We went away as a family for a group camping trip with 7 other families. All lovely families and lovely friends. Me, D, DS (8) and DD (6, ADS).
It was ok, but so, so painful seeing all the other kids playing together and my DD trying to join in and not succeeding. Not being able to let her go off with the other kids (DH had to go with her rather ruining his holiday), having to keep an eye out for meltdowns, having to put her to bed before the others, seeing other peoples photos and realising that she isn't in them as she is essentially having a different trip to all the other kids. Her brother being embarrassed about her behaviour (which was pretty appalling by the end obviously). Having to get the iPad out at a group dinner as she is losing it. Having to leave whilst everyone else enjoys the kids disco until 11pm. Coming home and me and DH being flat because it is so HARD, DD now being so anxious and tense that we will all be suffering for another week.

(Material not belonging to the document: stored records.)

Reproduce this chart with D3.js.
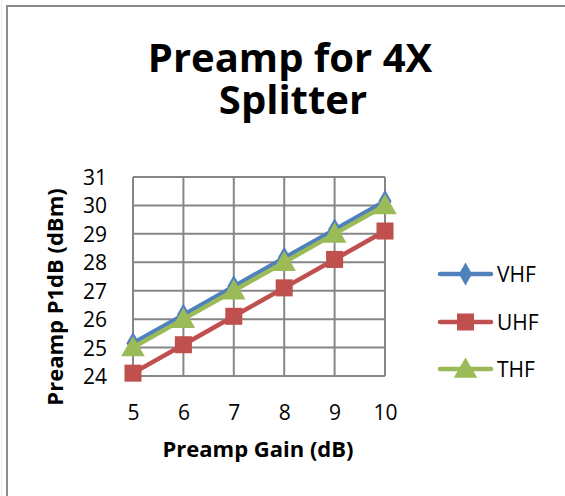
<!DOCTYPE html>
<html>
<head>
<meta charset="utf-8">
<script src="https://cdn.jsdelivr.net/npm/d3@7"></script>
<style>
  body { margin: 0; background: #fff; }
  text { font-family: "Open Sans", Lato, sans-serif; fill: #000; }
</style>
</head>
<body>
<div id="chart"></div>
<script>
// data
const gains = [5, 6, 7, 8, 9, 10];
const vhf = [25.15, 26.15, 27.15, 28.15, 29.15, 30.15];
const uhf = [24.1, 25.1, 26.1, 27.1, 28.1, 29.1];
const thf = [25, 26, 27, 28, 29, 30];
const yTicks = [24, 25, 26, 27, 28, 29, 30, 31];
const seriesNames = ["VHF", "UHF", "THF"];

const width = 565, height = 496;

const svg = d3.select('#chart')
              .append('svg')
              .attr('width', width)
              .attr('height', height);

// faint line at far left
svg.append('line')
   .attr('x1', 1.5).attr('x2', 1.5).attr('y1', 0).attr('y2', height)
   .attr('stroke', '#ececec').attr('stroke-width', 1);

// chart frame
svg.append('rect')
   .attr('x', 7).attr('y', 6)
   .attr('width', 570).attr('height', 500)
   .attr('fill', 'white')
   .attr('stroke', '#8c8c8c')
   .attr('stroke-width', 2);

//plot area
const plot = {left: 133, right: 385, top: 177, bottom: 376};

const x = d3.scaleLinear().domain([5, 10]).range([plot.left, plot.right]);
const y = d3.scaleLinear().domain([24, 31]).range([plot.bottom, plot.top]);

// grid lines
const grid = svg.append('g');
grid.selectAll('.hg')
    .data(yTicks)
    .enter()
    .append('line')
    .attr('x1', plot.left).attr('x2', plot.right)
    .attr('y1', (d) => y(d)).attr('y2', (d) => y(d))
    .attr('stroke', '#868686')
    .attr('stroke-width', 2);
grid.selectAll('.vg')
    .data(gains)
    .enter()
    .append('line')
    .attr('y1', plot.top).attr('y2', plot.bottom)
    .attr('x1', (d) => x(d)).attr('x2', (d) => x(d))
    .attr('stroke', '#868686')
    .attr('stroke-width', 2);

// axes, only labels shown
const yAxis = svg.append('g')
                 .attr('transform', `translate(${plot.left},0)`)
                 .call(d3.axisLeft(y).tickValues(yTicks).tickFormat(d3.format('d')).tickSize(0).tickPadding(26));
const xAxis = svg.append('g')
                 .attr('transform', `translate(0,${plot.bottom})`)
                 .call(d3.axisBottom(x).tickValues(gains).tickFormat(d3.format('d')).tickSize(0));
[yAxis, xAxis].forEach((a) => {
    a.select('.domain').remove();
    a.selectAll('text').attr('font-size', 21).attr('font-family', null);
});
yAxis.selectAll('text').attr('dy', '0.36em');
xAxis.selectAll('text').attr('y', 44).attr('dy', 0);

// titles (two lines like the original)
svg.append('text')
   .attr('text-anchor', 'middle')
   .attr('font-weight', 'bold')
   .attr('font-size', 40)
   .attr('x', 290).attr('y', 72)
   .text('Preamp for 4X');
svg.append('text')
   .attr('text-anchor', 'middle')
   .attr('font-weight', 'bold')
   .attr('font-size', 40)
   .attr('x', 293).attr('y', 114)
   .text('Splitter');

svg.append('text')
   .attr('text-anchor', 'middle')
   .attr('font-weight', 'bold')
   .attr('font-size', 22)
   .attr('x', 258).attr('y', 457)
   .text('Preamp Gain (dB)');

svg.append('text')
   .attr('text-anchor', 'middle')
   .attr('font-weight', 'bold')
   .attr('font-size', 22)
   .attr('transform', 'translate(63,297) rotate(-90)')
   .text('Preamp P1dB (dBm)');

// series
const colors = ['#4f81bd', '#c0504d', '#9bbb59'];
const symbols = [d3.symbolDiamond, d3.symbolSquare, d3.symbolTriangle];
const symSizes = [150, 290, 240];
const allSeries = [vhf, uhf, thf];

const line = d3.line()
               .x((d, i) => x(gains[i]))
               .y((d) => y(d));

allSeries.forEach((vals, s) => {
    const g = svg.append('g');
    g.append('path')
     .attr('d', line(vals))
     .attr('fill', 'none')
     .attr('stroke', colors[s])
     .attr('stroke-width', 4.5)
     .attr('stroke-linejoin', 'round');
    g.selectAll('path.m')
     .data(vals)
     .enter()
     .append('path')
     .attr('class', 'm')
     .attr('d', d3.symbol().type(symbols[s]).size(symSizes[s]))
     .attr('transform', (d, i) => `translate(${x(gains[i])},${y(d) + (s == 2 ? 2 : 0)})`)
     .attr('fill', colors[s]);
});

// legend
const legendY = [274, 322, 369];
const legend = svg.append('g')
                  .selectAll()
                  .data(seriesNames)
                  .enter()
                  .append('g')
                  .attr('transform', (d, i) => `translate(0,${legendY[i]})`);
legend.append('line')
      .attr('x1', 440).attr('x2', 491)
      .attr('stroke', (d, i) => colors[i])
      .attr('stroke-width', 4.5)
      .attr('stroke-linecap', 'round');
legend.append('path')
      .attr('d', (d, i) => d3.symbol().type(symbols[i]).size(symSizes[i])())
      .attr('transform', (d, i) => `translate(465.5,${i == 2 ? 2 : 0})`)
      .attr('fill', (d, i) => colors[i]);
legend.append('text')
      .attr('x', 497)
      .attr('dy', '0.36em')
      .attr('font-size', 21)
      .text((d) => d);
</script>
</body>
</html>
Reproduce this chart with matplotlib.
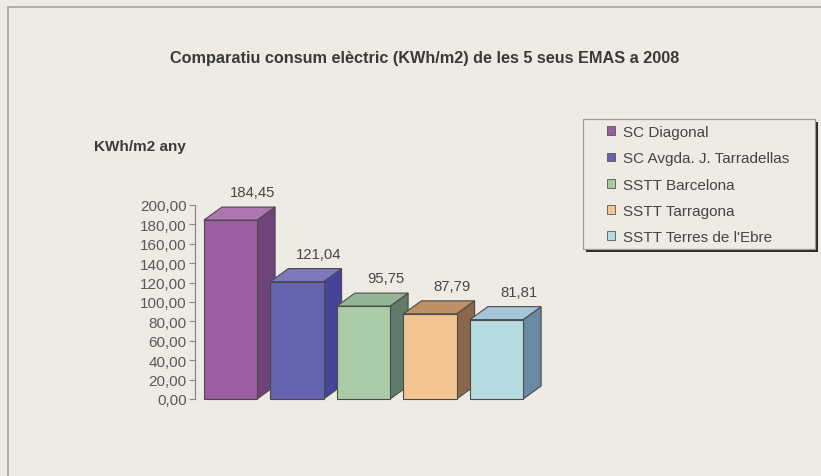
import matplotlib
matplotlib.use("Agg")
import matplotlib.pyplot as plt
from matplotlib.patches import Polygon, Rectangle, Patch
from matplotlib.lines import Line2D

plt.rcParams['font.family'] = ['Liberation Sans', 'DejaVu Sans']

# ---- data ----
categories = ["SC Diagonal", "SC Avgda. J. Tarradellas", "SSTT Barcelona",
              "SSTT Tarragona", "SSTT Terres de l'Ebre"]
values = [184.45, 121.04, 95.75, 87.79, 81.81]
yticks = [0, 20, 40, 60, 80, 100, 120, 140, 160, 180, 200]
title = "Comparatiu consum elèctric (KWh/m2) de les 5 seus EMAS a 2008"
ylabel = "KWh/m2 any"

front_colors = ["#9c5ea3", "#6663b0", "#a9cba7", "#f2c593", "#b6dbe1"]
top_colors = ["#ad76b3", "#7b78bd", "#95b597", "#bf9066", "#a5c5db"]
side_colors = ["#70437a", "#46449a", "#5f7b6a", "#8b684d", "#6a8aa3"]

W, H = 821, 477
BG = "#eeebe5"
fig = plt.figure(figsize=(W / 100, H / 100), dpi=100, facecolor=BG)

def fx(px):
    return px / W

def fy(py):
    return 1 - py / H

# outer chart frame (top and left edges visible)
fig.add_artist(Line2D([fx(8), 1], [fy(8), fy(8)], color="#a7a59f", lw=1.2))
fig.add_artist(Line2D([fx(8), fx(8)], [fy(8), 0], color="#a7a59f", lw=1.2))

# axes: spine at x=195px, y=0 at 400px, y=200 at 206px
ax_left, ax_right, ax_bottom, ax_top = 195, 560, 400, 206
ax = fig.add_axes([fx(ax_left), fy(ax_bottom), (ax_right - ax_left) / W,
                   (ax_bottom - ax_top) / H])
ax.patch.set_visible(False)
px_per_unit_x = 66.5
first_center = 230.5
x0 = -(first_center - ax_left) / px_per_unit_x
x1 = (ax_right - first_center) / px_per_unit_x
ax.set_xlim(x0, x1)
ax.set_ylim(0, 200)

px_per_val = (ax_bottom - ax_top) / 200.0
dx = 18 / px_per_unit_x
dy = 13 / px_per_val
bw = 0.8
edge = "#4a4a4a"

for i, v in enumerate(values):
    z = 3 + i
    ax.bar(i, v, width=bw, color=front_colors[i], edgecolor=edge, lw=0.8,
           zorder=z + 0.5, clip_on=False)
    side = Polygon([(i + bw / 2, 0), (i + bw / 2 + dx, dy),
                    (i + bw / 2 + dx, v + dy), (i + bw / 2, v)],
                   closed=True, facecolor=side_colors[i], edgecolor=edge,
                   lw=0.8, zorder=z, clip_on=False)
    top = Polygon([(i - bw / 2, v), (i - bw / 2 + dx, v + dy),
                   (i + bw / 2 + dx, v + dy), (i + bw / 2, v)],
                  closed=True, facecolor=top_colors[i], edgecolor=edge,
                  lw=0.8, zorder=z, clip_on=False)
    ax.add_patch(side)
    ax.add_patch(top)
    ax.text(i + 0.33, v + 28 / px_per_val, f"{v:.2f}".replace(".", ","),
            ha="center", va="center", fontsize=10.7, color="#474747",
            clip_on=False)

for s in ["top", "right", "bottom"]:
    ax.spines[s].set_visible(False)
ax.spines["left"].set_color("#8a8a8a")
ax.spines["left"].set_linewidth(0.9)
ax.set_xticks([])
ax.set_yticks(yticks)
ax.set_yticklabels([f"{t:.2f}".replace(".", ",") for t in yticks])
ax.tick_params(axis="y", length=4, width=0.8, color="#8a8a8a", pad=2,
               labelsize=11, labelcolor="#595959")

fig.text(fx(425), fy(58), title, ha="center", va="center", fontsize=11.7,
         fontweight="bold", color="#3a3a3a")
fig.text(fx(94), fy(147), ylabel, ha="left", va="center", fontsize=11,
         fontweight="bold", color="#3a3a3a")

# legend box with shadow
lx0, ly0, lx1, ly1 = 583, 120, 815, 250
fig.add_artist(Rectangle((fx(lx0 + 3), fy(ly1 + 3)), (lx1 - lx0) / W,
                         (ly1 - ly0) / H, transform=fig.transFigure,
                         facecolor="#2a2a2a", edgecolor="none", zorder=1))
fig.add_artist(Rectangle((fx(lx0), fy(ly1)), (lx1 - lx0) / W,
                         (ly1 - ly0) / H, transform=fig.transFigure,
                         facecolor=BG, edgecolor="#9a9a9a", lw=0.9, zorder=2))
handles = [Patch(facecolor=c, edgecolor="#555555", lw=0.6) for c in front_colors]
leg = fig.legend(handles, categories, loc="upper left",
                 bbox_to_anchor=(fx(595), fy(114)), frameon=False,
                 fontsize=11, labelspacing=0.8, handlelength=0.5,
                 handleheight=0.5, handletextpad=0.5, borderpad=0.3,
                 labelcolor="#444444")
leg.set_zorder(3)

fig.savefig("out.png", dpi=100, facecolor=BG)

Do we go on these trips because they are good for us and it is good to try and do 'normal' things and keep us within a community it do we stop and accept that it isn't for us and we just isolate ourselves further
Oh the heartache of seeing other peoples family lives and the fun their kids have and the friendships the kids form with each other. Sometimes I let myself imagine what life would be like if she didn't have ASD. Our whole life would be so different and unrecognisable and it would be so, so wonderful.